Recent Updates

Human microglia differentially respond to β-amyloid, tau, and combined Alzheimer’s disease pathologies in vivo

Recent studies have identified important species-dependent differences in the response of microglia to β-amyloid (Aβ) pathology. Yet, whether human microglia also interact differently with the pathognomonic combination of amyloid and tau pathologies that occur in Alzheimer’s disease (AD) remains unclear. We generated a xenotolerant mouse model of AD that develops both plaque and tangle pathologies, transplanted stem cell-derived microglial progenitors and examined the interactions between human microglia and AD pathologies with scRNA sequencing, immunohistochemistry, and in vitro modeling. The combined amyloid and tau pathologies induced robust type-I interferon and proinflammatory cytokine responses, as well as an increased adoption of a distinct “rod” morphology in human microglia. The rod morphology could be induced with type-I interferon treatment in vitro. We provide new insights into human microglial responses to combined AD pathologies and a novel platform to investigate and manipulate human microglia in vivo.

Highlights

• Amyloid pathology promotes the rapid development of neurofibrillary tangles and neuronal loss in a novel chimeric model of AD.
• Combined Alzheimer’s disease pathologies lead to an expansion of disease-associated microglia (DAM) and exacerbate Interferon-responsive and cytokine/chemokine-enriched states in xenotransplanted human microglia.
• The combination of amyloid and tau promotes the development of a distinctive rod microglial phenotype that closely correlates with tau pathology and neurodegeneration.
• Rod morphology and transcriptional changes can be modeled in vitro by treatment of induced pluripotent stem cells (iPSC) -microglia with type-I interferons.

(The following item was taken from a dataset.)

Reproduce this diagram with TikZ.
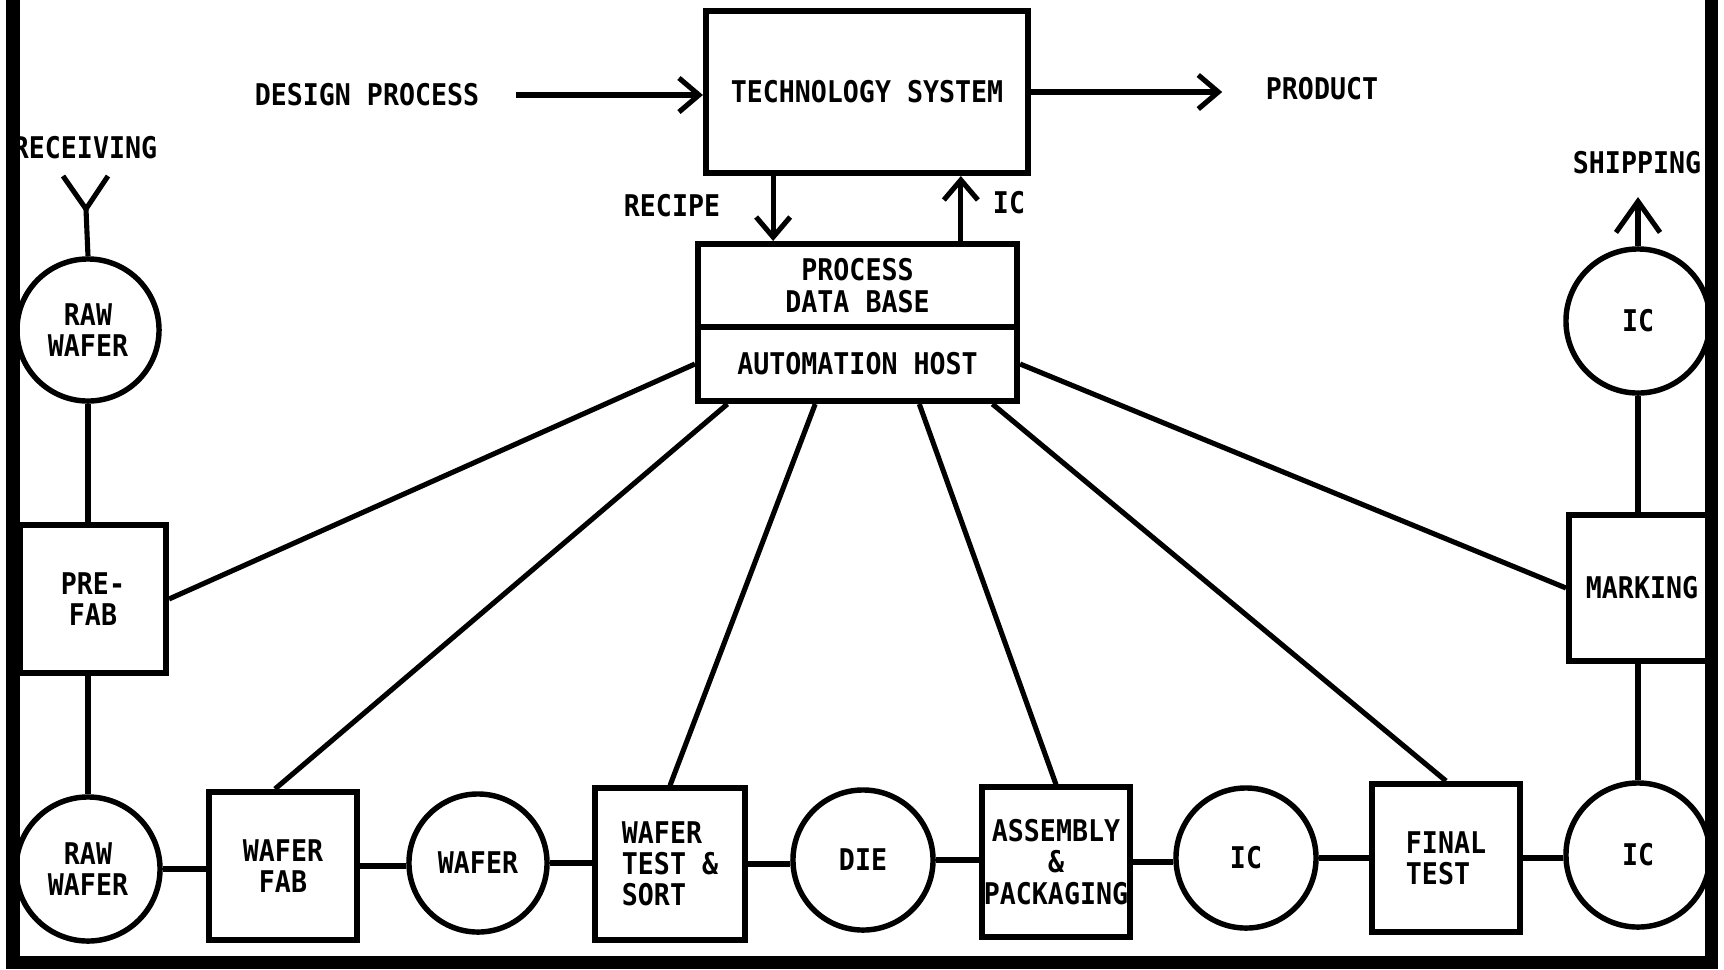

CSF1R inhibitor-resistant model for CNS-wide microglia replacement strategies

Recent advances in cell-based therapies have demonstrated therapeutic safety and efficacy for a variety of diseases. However, significant challenges remain in their development for the treatment of neurological disorders. Preclinical studies have explored microglial replacement strategies utilizing bone marrow transplantation and CSF1R inhibitor (CSF1Ri) treatment. However, these approaches often require highly invasive strategies and result in engrafted cells that remain transcriptionally and functionally distinct from microglia. To assess less-invasive microglia replacement strategies capable of preserving microglial ontogeny, we developed a Csf1r-G793A knockin mouse. We found that G793A mice develop typical microglial densities and peripheral hematopoietic populations, which exhibit broad CSF1Ri resistance enabling widespread microglia replacement following direct intraparenchymal injection or bone marrow transplantation. Furthermore, we demonstrate that widespread microglia replacement can be achieved via less-invasive intracisternal delivery of CSF1Ri-resistant murine and induced pluripotent stem cell (iPSC)-derived human microglia. Together with the accompanying study by Lombroso and colleagues, our findings demonstrate that G793A mice provide a robust and broadly applicable source of engraftable donor microglia and peripheral macrophages for the preclinical investigation of microglia replacement strategies.